• _To be done_: Your copy of the material below should match it exactly, except that it holds no pictures.

▶

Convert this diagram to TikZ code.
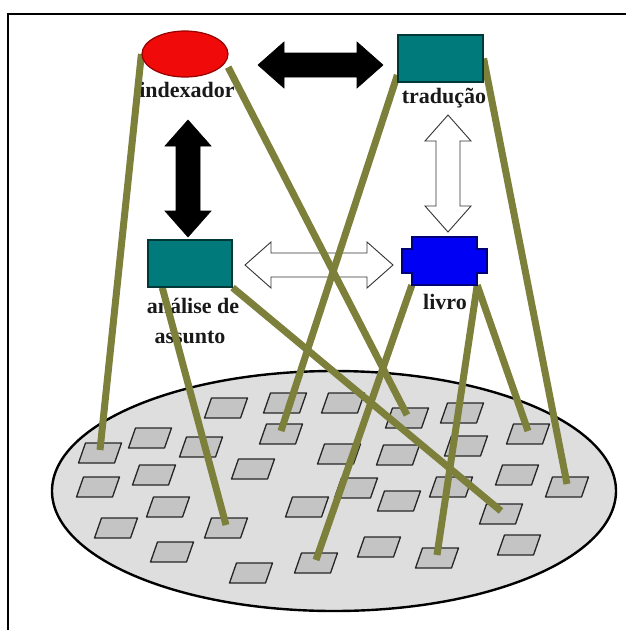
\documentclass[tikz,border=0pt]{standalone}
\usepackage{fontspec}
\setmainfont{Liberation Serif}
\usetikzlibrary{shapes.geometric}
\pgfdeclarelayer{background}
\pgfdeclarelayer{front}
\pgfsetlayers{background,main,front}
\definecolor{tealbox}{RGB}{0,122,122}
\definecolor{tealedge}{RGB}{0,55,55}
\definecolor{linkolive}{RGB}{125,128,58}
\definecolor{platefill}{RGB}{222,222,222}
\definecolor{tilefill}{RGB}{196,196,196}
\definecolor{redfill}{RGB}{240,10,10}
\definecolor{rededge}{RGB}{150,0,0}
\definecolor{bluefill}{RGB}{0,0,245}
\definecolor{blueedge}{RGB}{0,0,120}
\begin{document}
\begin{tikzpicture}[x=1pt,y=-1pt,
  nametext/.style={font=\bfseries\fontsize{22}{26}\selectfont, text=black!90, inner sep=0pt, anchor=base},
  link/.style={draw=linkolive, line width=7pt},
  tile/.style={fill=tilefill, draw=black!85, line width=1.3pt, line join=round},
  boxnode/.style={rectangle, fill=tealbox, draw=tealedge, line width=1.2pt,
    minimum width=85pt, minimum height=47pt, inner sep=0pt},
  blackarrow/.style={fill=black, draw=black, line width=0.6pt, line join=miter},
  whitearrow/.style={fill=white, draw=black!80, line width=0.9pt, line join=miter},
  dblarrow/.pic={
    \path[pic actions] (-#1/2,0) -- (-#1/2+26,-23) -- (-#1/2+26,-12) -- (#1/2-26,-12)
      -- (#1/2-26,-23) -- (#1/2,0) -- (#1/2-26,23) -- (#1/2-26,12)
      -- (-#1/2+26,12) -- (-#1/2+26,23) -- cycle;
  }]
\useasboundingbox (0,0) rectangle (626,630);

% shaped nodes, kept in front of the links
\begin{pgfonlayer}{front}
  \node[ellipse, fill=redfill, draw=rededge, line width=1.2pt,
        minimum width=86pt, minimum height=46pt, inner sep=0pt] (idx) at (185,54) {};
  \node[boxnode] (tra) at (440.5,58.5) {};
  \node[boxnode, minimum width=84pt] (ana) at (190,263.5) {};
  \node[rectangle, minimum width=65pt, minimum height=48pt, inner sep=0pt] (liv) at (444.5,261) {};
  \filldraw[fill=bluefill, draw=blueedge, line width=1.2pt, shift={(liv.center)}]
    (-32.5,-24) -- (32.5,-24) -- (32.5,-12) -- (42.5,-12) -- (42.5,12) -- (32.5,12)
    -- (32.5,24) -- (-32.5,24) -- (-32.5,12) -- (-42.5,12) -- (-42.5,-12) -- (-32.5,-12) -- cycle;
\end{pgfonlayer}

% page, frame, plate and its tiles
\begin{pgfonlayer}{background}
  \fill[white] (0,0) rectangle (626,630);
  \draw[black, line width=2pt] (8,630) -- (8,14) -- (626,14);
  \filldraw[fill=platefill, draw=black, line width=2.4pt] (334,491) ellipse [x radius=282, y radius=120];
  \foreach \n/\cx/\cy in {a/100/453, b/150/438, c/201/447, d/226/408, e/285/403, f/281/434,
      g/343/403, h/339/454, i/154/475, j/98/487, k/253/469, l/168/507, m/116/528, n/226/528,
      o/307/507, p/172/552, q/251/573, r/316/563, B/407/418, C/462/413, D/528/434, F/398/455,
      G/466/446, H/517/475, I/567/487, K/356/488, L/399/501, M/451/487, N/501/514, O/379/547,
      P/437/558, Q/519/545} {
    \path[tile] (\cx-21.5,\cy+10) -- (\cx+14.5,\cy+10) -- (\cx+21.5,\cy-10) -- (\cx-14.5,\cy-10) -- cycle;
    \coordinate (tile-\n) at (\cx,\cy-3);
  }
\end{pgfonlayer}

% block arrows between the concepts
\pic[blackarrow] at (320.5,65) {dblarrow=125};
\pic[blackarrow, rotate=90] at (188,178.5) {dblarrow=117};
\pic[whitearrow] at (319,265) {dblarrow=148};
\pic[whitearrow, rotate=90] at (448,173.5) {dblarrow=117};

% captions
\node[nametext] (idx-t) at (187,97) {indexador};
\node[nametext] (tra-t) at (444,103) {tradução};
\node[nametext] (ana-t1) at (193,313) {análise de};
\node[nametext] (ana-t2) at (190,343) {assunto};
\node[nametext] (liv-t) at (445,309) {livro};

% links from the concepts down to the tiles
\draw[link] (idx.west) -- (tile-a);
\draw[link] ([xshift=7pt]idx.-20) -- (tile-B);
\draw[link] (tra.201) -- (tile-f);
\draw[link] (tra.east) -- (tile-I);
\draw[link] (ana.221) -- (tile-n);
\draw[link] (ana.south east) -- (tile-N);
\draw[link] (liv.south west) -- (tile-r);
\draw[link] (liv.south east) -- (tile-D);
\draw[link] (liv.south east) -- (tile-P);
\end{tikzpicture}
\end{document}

◀

• _Task result_:
Convert this diagram to TikZ code.
\documentclass[tikz,border=0pt]{standalone}
\usepackage{fontspec}
\setmainfont{Liberation Serif}
\usetikzlibrary{shapes.geometric}
\pgfdeclarelayer{background}
\pgfdeclarelayer{front}
\pgfsetlayers{background,main,front}
\definecolor{tealbox}{RGB}{0,122,122}
\definecolor{tealedge}{RGB}{0,55,55}
\definecolor{linkolive}{RGB}{125,128,58}
\definecolor{platefill}{RGB}{222,222,222}
\definecolor{tilefill}{RGB}{196,196,196}
\definecolor{redfill}{RGB}{240,10,10}
\definecolor{rededge}{RGB}{150,0,0}
\definecolor{bluefill}{RGB}{0,0,245}
\definecolor{blueedge}{RGB}{0,0,120}
\begin{document}
\begin{tikzpicture}[x=1pt,y=-1pt,
  nametext/.style={font=\bfseries\fontsize{22}{26}\selectfont, text=black!90, inner sep=0pt, anchor=base},
  link/.style={draw=linkolive, line width=7pt},
  tile/.style={fill=tilefill, draw=black!85, line width=1.3pt, line join=round},
  boxnode/.style={rectangle, fill=tealbox, draw=tealedge, line width=1.2pt,
    minimum width=85pt, minimum height=47pt, inner sep=0pt},
  blackarrow/.style={fill=black, draw=black, line width=0.6pt, line join=miter},
  whitearrow/.style={fill=white, draw=black!80, line width=0.9pt, line join=miter},
  dblarrow/.pic={
    \path[pic actions] (-#1/2,0) -- (-#1/2+26,-23) -- (-#1/2+26,-12) -- (#1/2-26,-12)
      -- (#1/2-26,-23) -- (#1/2,0) -- (#1/2-26,23) -- (#1/2-26,12)
      -- (-#1/2+26,12) -- (-#1/2+26,23) -- cycle;
  }]
\useasboundingbox (0,0) rectangle (626,630);

% shaped nodes, kept in front of the links
\begin{pgfonlayer}{front}
  \node[ellipse, fill=redfill, draw=rededge, line width=1.2pt,
        minimum width=86pt, minimum height=46pt, inner sep=0pt] (idx) at (185,54) {};
  \node[boxnode] (tra) at (440.5,58.5) {};
  \node[boxnode, minimum width=84pt] (ana) at (190,263.5) {};
  \node[rectangle, minimum width=65pt, minimum height=48pt, inner sep=0pt] (liv) at (444.5,261) {};
  \filldraw[fill=bluefill, draw=blueedge, line width=1.2pt, shift={(liv.center)}]
    (-32.5,-24) -- (32.5,-24) -- (32.5,-12) -- (42.5,-12) -- (42.5,12) -- (32.5,12)
    -- (32.5,24) -- (-32.5,24) -- (-32.5,12) -- (-42.5,12) -- (-42.5,-12) -- (-32.5,-12) -- cycle;
\end{pgfonlayer}

% page, frame, plate and its tiles
\begin{pgfonlayer}{background}
  \fill[white] (0,0) rectangle (626,630);
  \draw[black, line width=2pt] (8,630) -- (8,14) -- (626,14);
  \filldraw[fill=platefill, draw=black, line width=2.4pt] (334,491) ellipse [x radius=282, y radius=120];
  \foreach \n/\cx/\cy in {a/100/453, b/150/438, c/201/447, d/226/408, e/285/403, f/281/434,
      g/343/403, h/339/454, i/154/475, j/98/487, k/253/469, l/168/507, m/116/528, n/226/528,
      o/307/507, p/172/552, q/251/573, r/316/563, B/407/418, C/462/413, D/528/434, F/398/455,
      G/466/446, H/517/475, I/567/487, K/356/488, L/399/501, M/451/487, N/501/514, O/379/547,
      P/437/558, Q/519/545} {
    \path[tile] (\cx-21.5,\cy+10) -- (\cx+14.5,\cy+10) -- (\cx+21.5,\cy-10) -- (\cx-14.5,\cy-10) -- cycle;
    \coordinate (tile-\n) at (\cx,\cy-3);
  }
\end{pgfonlayer}

% block arrows between the concepts
\pic[blackarrow] at (320.5,65) {dblarrow=125};
\pic[blackarrow, rotate=90] at (188,178.5) {dblarrow=117};
\pic[whitearrow] at (319,265) {dblarrow=148};
\pic[whitearrow, rotate=90] at (448,173.5) {dblarrow=117};

% captions
\node[nametext] (idx-t) at (187,97) {indexador};
\node[nametext] (tra-t) at (444,103) {tradução};
\node[nametext] (ana-t1) at (193,313) {análise de};
\node[nametext] (ana-t2) at (190,343) {assunto};
\node[nametext] (liv-t) at (445,309) {livro};

% links from the concepts down to the tiles
\draw[link] (idx.west) -- (tile-a);
\draw[link] ([xshift=7pt]idx.-20) -- (tile-B);
\draw[link] (tra.201) -- (tile-f);
\draw[link] (tra.east) -- (tile-I);
\draw[link] (ana.221) -- (tile-n);
\draw[link] (ana.south east) -- (tile-N);
\draw[link] (liv.south west) -- (tile-r);
\draw[link] (liv.south east) -- (tile-D);
\draw[link] (liv.south east) -- (tile-P);
\end{tikzpicture}
\end{document}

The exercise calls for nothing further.